At 11.59pm on March 25 alert level 4 was activated and New Zealand went into an unprecedented nationwide lockdown. Photo / Michael Craig
COMMENT:
I was surprised at how easily we agreed to stay home, be arrested if we didn't, and trust the experts.
We went into eight weeks of lockdown with the willingness of the terrified, believing if we inadvertently walked into a butchers instead of a supermarket we could die.
Daily speeches on kindness, rules and the Easter Bunny were celebrated across the world. We were so freaked out by that black line on the graph inching upwards towards Italy's infection rate we would have self-isolated in our toilets for a year until the Easter Bunny told us to come out.
Strict lockdown may have been the right thing to do. I don't know. Because, turns out, neither do the scientists. They don't really know if masks are safe; if lockdowns work; if you can get infected twice; or even if washing hands stops the virus spreading (but wash your hands – it's a good idea anyway).
We were sold a "Sophie's choice". It was either your health or the economy (health wins every time when you put it like that). Each day there was a new choice to be made as the risks went up and down. Why weren't we invited to help make those calls?
Instead, we were asked to trust only the experts - not scientists, because they couldn't agree – but public sector experts. They may have been right, but they were making decisions based on assumptions. And that's something we're all qualified to make.
These were always political decisions – not party political, but decisions based on values rather than science. In level 1, the values of those making the decisions have become apparent.
We were told supermarkets are okay, but greengrocers and butchers are not; groups of 10 – actually 100 - are okay, but no more. Unless you're demonstrating against something we agree with. Then 2000 people cheek by jowl, walking down the street is okay. Illicit roadblocks are allowed, but you can't visit your dying mother. Jenny Craig diets are an essential service, but not aid charities raising funds to help refugees deal with Covid.
Which businesses stayed open, which closed. Who's in your bubble who's not. And how long we stayed locked down. We went along with these rules even when they felt arbitrary.
These were not decisions that should have been left to public health experts alone because what do they know about the risks we're prepared to take?
That's why the constant reminder to "be kind" jarred. Not to downplay kindness. It's an uncontroversial quality that we can agree makes everyone better off.
But imagine you've been made redundant. You're driving home, worried how you're going to pay the mortgage, or find another job when no one is hiring. You feel irrelevant in the "new normal". Then you see a neon motorway sign flashing "be kind". Nothing that is happening to you feels kind.

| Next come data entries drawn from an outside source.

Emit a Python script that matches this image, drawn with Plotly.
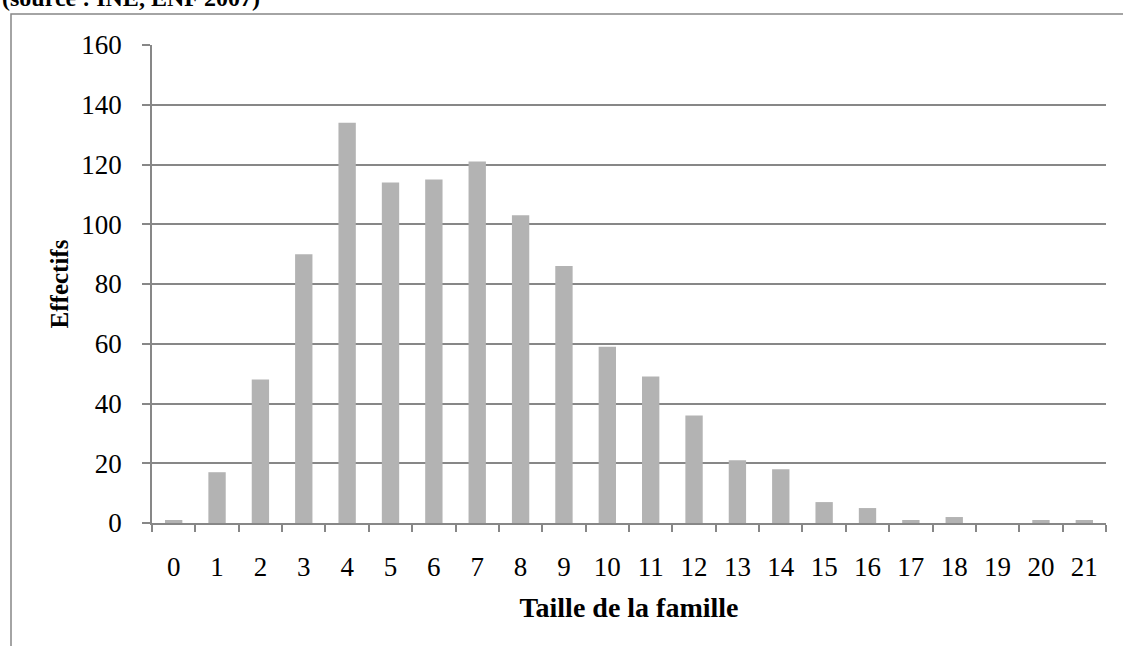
import plotly.graph_objects as go

categories = [str(i) for i in range(22)]
effectifs = [1, 17, 48, 90, 134, 114, 115, 121, 103, 86, 59, 49, 36, 21, 18, 7, 5, 1, 2, 0, 1, 1]
y_ticks = [0, 20, 40, 60, 80, 100, 120, 140, 160]

W, H = 1123, 646
L, R, T, B = 152, 17, 45, 123
pw, ph = W - L - R, H - T - B

def px_x(x):
    return (x - L) / pw

def px_y(y):
    return (H - B - y) / ph

GRAY = "#878787"
SERIF = "Liberation Serif"

fig = go.Figure(go.Bar(
    x=categories, y=effectifs,
    marker=dict(color="#b3b3b3", line=dict(width=0)),
))

fig.update_layout(
    width=W, height=H,
    margin=dict(l=L, r=R, t=T, b=B, autoexpand=False),
    paper_bgcolor="white", plot_bgcolor="white",
    bargap=0.6, showlegend=False,
    font=dict(family=SERIF, size=27, color="black"),
)

fig.update_xaxes(
    type="category", tickson="boundaries",
    ticks="outside", ticklen=7, tickwidth=1.5, tickcolor=GRAY,
    showline=True, linecolor=GRAY, linewidth=1.5,
    showgrid=False, ticklabelstandoff=19,
    tickfont=dict(family=SERIF, size=27),
    title=dict(text="<b>Taille de la famille</b>", font=dict(family=SERIF, size=28), standoff=16),
)
fig.update_yaxes(
    range=[0, 160], tickvals=y_ticks,
    ticks="outside", ticklen=8, tickwidth=1.5, tickcolor=GRAY,
    showline=True, linecolor=GRAY, linewidth=1.5,
    showgrid=True, gridcolor=GRAY, gridwidth=1.5,
    zeroline=False, ticklabelstandoff=15,
    tickfont=dict(family=SERIF, size=27),
    title=dict(text="<b>Effectifs</b>", font=dict(family=SERIF, size=25), standoff=6),
)

# outer frame
fig.add_shape(type="rect", xref="paper", yref="paper",
              x0=px_x(11), x1=px_x(1140), y0=px_y(700), y1=px_y(14),
              line=dict(color=GRAY, width=1.5), fillcolor="rgba(0,0,0,0)", layer="below")

fig.add_annotation(text="<b>(source : INE, ENF 2007)</b>", xref="paper", yref="paper",
                   x=px_x(0), y=px_y(-2), xanchor="left", yanchor="middle", showarrow=False,
                   font=dict(family=SERIF, size=24, color="black"))

fig.write_html("out.html", config={"displayModeBar": False},
               post_script="document.body.style.margin='0';")
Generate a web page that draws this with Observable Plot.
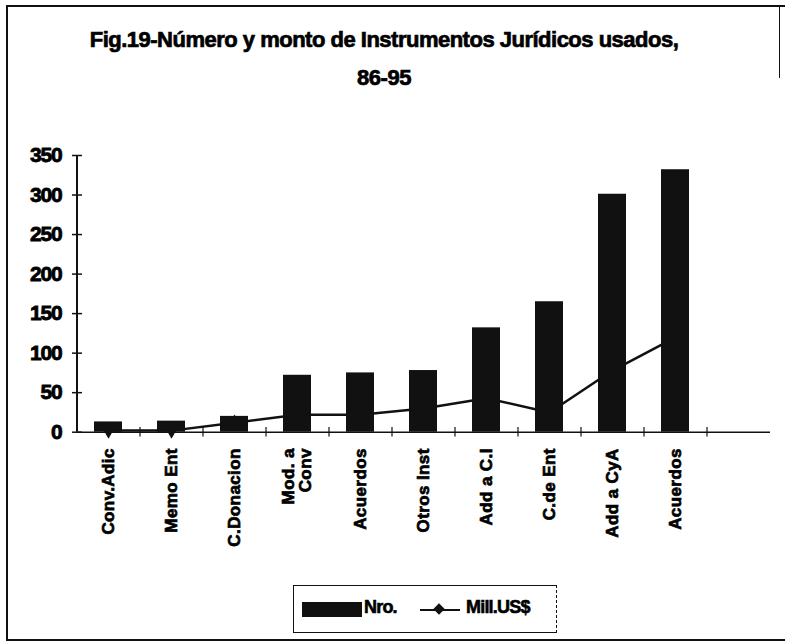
<!DOCTYPE html>
<html><head><meta charset="utf-8">
<script src="https://cdn.jsdelivr.net/npm/d3@7"></script>
<script src="https://cdn.jsdelivr.net/npm/@observablehq/plot@0.6"></script>
<style>
body{margin:0;background:#fff;font-family:"Liberation Sans",Arial,sans-serif;}
#wrap{position:relative;width:785px;height:644px;overflow:hidden;background:#fff;}
#frame{position:absolute;left:6px;top:5px;width:800px;height:632px;border-left:2.5px solid #111;border-top:2px solid #111;border-bottom:2.5px solid #111;}
#rseg{position:absolute;left:779px;top:5px;width:0;height:73px;border-left:1.5px solid #111;}
.title{position:absolute;left:0;width:768px;text-align:center;font-weight:bold;font-size:22px;letter-spacing:-0.5px;color:#000;line-height:26px;-webkit-text-stroke:0.7px #000;}
#chart{position:absolute;left:0;top:100px;}
#legend{position:absolute;left:293px;top:585px;width:264px;height:48px;border:1.5px solid #111;border-right-style:dashed;box-sizing:border-box;font-weight:bold;font-size:18px;letter-spacing:-0.8px;-webkit-text-stroke:0.6px #000;}
#legend .sw{position:absolute;left:8px;top:16px;width:60px;height:15px;background:#111;}
#legend .t1{position:absolute;left:70px;top:11px;}
#legend .ln{position:absolute;left:126px;top:23px;width:40px;height:2px;background:#111;}
#legend .dm{position:absolute;left:141px;top:19px;width:8px;height:8px;background:#111;transform:rotate(45deg);}
#legend .t2{position:absolute;left:172px;top:11px;}
g[aria-label="y-axis tick label"] text{letter-spacing:-1.2px;stroke:#000;stroke-width:0.8px;}
g[aria-label="x-axis tick label"] text{letter-spacing:0.4px;stroke:#000;stroke-width:0.7px;}
</style>
</head><body>
<div id="wrap">
  <div id="frame"></div>
  <div id="rseg"></div>
  <div class="title" style="top:27px">Fig.19-Número y monto de Instrumentos Jurídicos usados,</div>
  <div class="title" style="top:65px">86-95</div>
  <div id="chart"></div>
  <div id="legend"><div class="sw"></div><div class="t1">Nro.</div><div class="ln"></div><div class="dm"></div><div class="t2">Mill.US$</div></div>
</div>
<script>
const categories = ["Conv.Adic","Memo Ent","C.Donacion","Mod. a\nConv","Acuerdos","Otros Inst","Add a C.I","C.de Ent","Add a CyA","Acuerdos",""];
const nro = [13,14,20,72,75,78,132,165,301,332];
const mill = [2,2,12,22,22,30,43,25,78,120];
const yTicks = [0,50,100,150,200,250,300,350];

const rows = nro.map((v, i) => ({i, nro: v, mill: mill[i]}));
const idx = d3.range(categories.length);
const halfStep = (785 - 77 - 15) / categories.length / 2;

const chart = Plot.plot({
  width: 785, height: 465,
  marginLeft: 77, marginRight: 15, marginTop: 55, marginBottom: 133.3,
  style: {fontFamily: "Liberation Sans, Arial, sans-serif", background: "transparent", color: "#000"},
  x: {type: "band", domain: idx, paddingInner: 0.55, paddingOuter: 0.275},
  y: {domain: [0, 350]},
  marks: [
    Plot.barY(rows, {x: "i", y: "nro", fill: "#111"}),
    Plot.line(rows, {x: "i", y: "mill", stroke: "#111", strokeWidth: 2.5}),
    Plot.dot(rows, {x: "i", y: "mill", symbol: "diamond", r: 5, fill: "#111"}),
    Plot.ruleY([0], {stroke: "#111", strokeWidth: 1.5}),
    Plot.ruleX([0], {x: d => d, y1: 0, y2: 350, dx: -halfStep, stroke: "#111", strokeWidth: 2}),
    Plot.ruleX(idx.slice(1), {x: d => d, y1: -6, y2: 6, dx: -halfStep, stroke: "#111", strokeWidth: 1.2}),
    Plot.axisY({ticks: yTicks, tickSize: 10, dx: 5, tickFormat: () => "", label: null, stroke: "#111", strokeWidth: 1.5}),
    Plot.axisY({ticks: yTicks, tickSize: 0, tickPadding: 16, fontSize: 21, fontWeight: "bold", label: null}),
    Plot.axisX({tickSize: 0, tickRotate: -90, tickPadding: 16, tickFormat: i => categories[i], fontSize: 17, fontWeight: "bold", label: null})
  ]
});
document.getElementById("chart").appendChild(chart);
</script>
</body></html>
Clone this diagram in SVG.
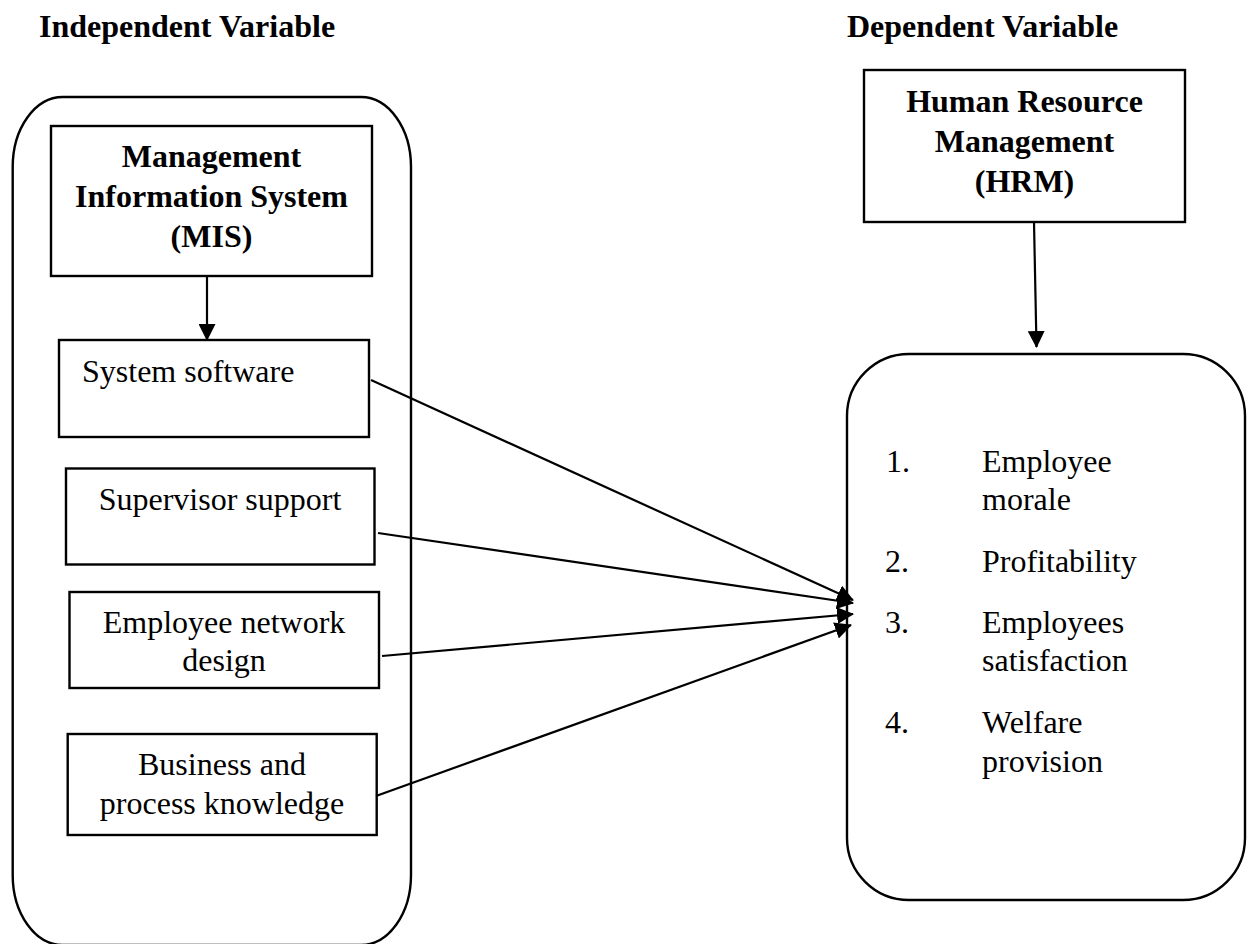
<svg xmlns="http://www.w3.org/2000/svg" width="1248" height="944" viewBox="0 0 1248 944">
<style>
.box{fill:#fff;stroke:#000;stroke-width:2.4}
.rbox{fill:none;stroke:#000;stroke-width:2.4}
.t{font-family:"Liberation Serif","Times New Roman",serif;font-size:32px;fill:#000}
.b{font-weight:bold}
.c{text-anchor:middle}
.ln{stroke:#000;stroke-width:2.2;fill:none}
</style>
<defs>
<marker id="ah" markerUnits="userSpaceOnUse" markerWidth="17" markerHeight="17" viewBox="0 0 17 17" refX="16" refY="8.5" orient="auto">
<path d="M0,0 L17,8.5 L0,17 Z" fill="#000"/>
</marker>
</defs>
<rect width="1248" height="944" fill="#fff"/>
<g id="titles">
<text class="t b" x="39" y="37">Independent Variable</text>
<text class="t b" x="847" y="37">Dependent Variable</text>
</g>
<g id="independent-container">
<rect class="rbox" x="12.7" y="97" width="398.3" height="848" rx="50" ry="70"/>
</g>
<g id="mis">
<rect class="box" x="51" y="126" width="321" height="150"/>
<text class="t b c" x="211.5" y="167">Management</text>
<text class="t b c" x="211.5" y="207">Information System</text>
<text class="t b c" x="211.5" y="247">(MIS)</text>
</g>
<g id="system-software">
<rect class="box" x="59" y="340" width="310" height="97"/>
<text class="t" x="82" y="382">System software</text>
</g>
<g id="supervisor-support">
<rect class="box" x="66" y="468.5" width="308.5" height="96"/>
<text class="t c" x="220" y="510">Supervisor support</text>
</g>
<g id="employee-network-design">
<rect class="box" x="69.5" y="592" width="309.5" height="96"/>
<text class="t c" x="224" y="633">Employee network</text>
<text class="t c" x="224" y="671">design</text>
</g>
<g id="business-process-knowledge">
<rect class="box" x="67.7" y="734" width="309" height="101"/>
<text class="t c" x="222" y="775">Business and</text>
<text class="t c" x="222" y="814">process knowledge</text>
</g>
<g id="hrm">
<rect class="box" x="864" y="70" width="321" height="152"/>
<text class="t b c" x="1024.5" y="112">Human Resource</text>
<text class="t b c" x="1024.5" y="152">Management</text>
<text class="t b c" x="1024.5" y="192">(HRM)</text>
</g>
<g id="hrm-outcomes">
<rect class="rbox" x="847" y="354" width="398" height="546" rx="62" ry="62"/>
<text class="t" x="886" y="472">1.</text>
<text class="t" x="982" y="472">Employee</text>
<text class="t" x="982" y="510">morale</text>
<text class="t" x="885" y="572">2.</text>
<text class="t" x="982" y="572">Profitability</text>
<text class="t" x="885" y="633">3.</text>
<text class="t" x="982" y="633">Employees</text>
<text class="t" x="982" y="671">satisfaction</text>
<text class="t" x="885" y="733">4.</text>
<text class="t" x="982" y="733">Welfare</text>
<text class="t" x="982" y="772">provision</text>
</g>
<g id="connectors">
<line class="ln" x1="207" y1="276" x2="207" y2="340" marker-end="url(#ah)"/>
<line class="ln" x1="1034" y1="222" x2="1036.5" y2="347" marker-end="url(#ah)"/>
<line class="ln" x1="371" y1="380" x2="853" y2="600" marker-end="url(#ah)"/>
<line class="ln" x1="378" y1="533" x2="853" y2="603" marker-end="url(#ah)"/>
<line class="ln" x1="382" y1="656" x2="853" y2="614" marker-end="url(#ah)"/>
<line class="ln" x1="376" y1="796" x2="851" y2="625" marker-end="url(#ah)"/>
</g>
</svg>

Meanwhile the "experts" in the public sector are more in demand than ever. They don't doubt their worthiness. It's easy to be kind when your job is guaranteed.
The people who paid the biggest price for lockdown haven't been consulted on the trade-offs. They deserve political representation too.
Instead, politics has divided too neatly; left on the side of health, right on the economy. The left champions kindness and sees the state as the answer. The right believes in responsibility and the market.
What gets missed is community.
None of this is new. Parties of the left across the world had become dominated by urban, university-educated liberals who joined the Labour party to make someone else's life better.
I'm proud to have a degree, but when nearly everyone in the Labour party has one too, how can it truly represent the people? Only 26 per cent of New Zealanders have a tertiary qualification.
What Covid has revealed, in New Zealand and the riot-torn streets of the US, is that class still matters in politics, especially if there's no one representing you when the big decisions are made.
Acknowledge lockdown decisions have been political. Very few have been based on science. All are based on values. Therefore more people should have their values represented at the table - those whose lives and jobs have been thrown into chaos by this virus, as well as those whose health is at risk. That's how you build a legacy of kindness that endures beyond Covid-19.
Trump and Brexit didn't happen because people are ignorant, but because people think they are being told they are ignorant. And elites, even when they talk kindness, are always undemocratic.
• Josie Pagani is executive director of the Council for International Development.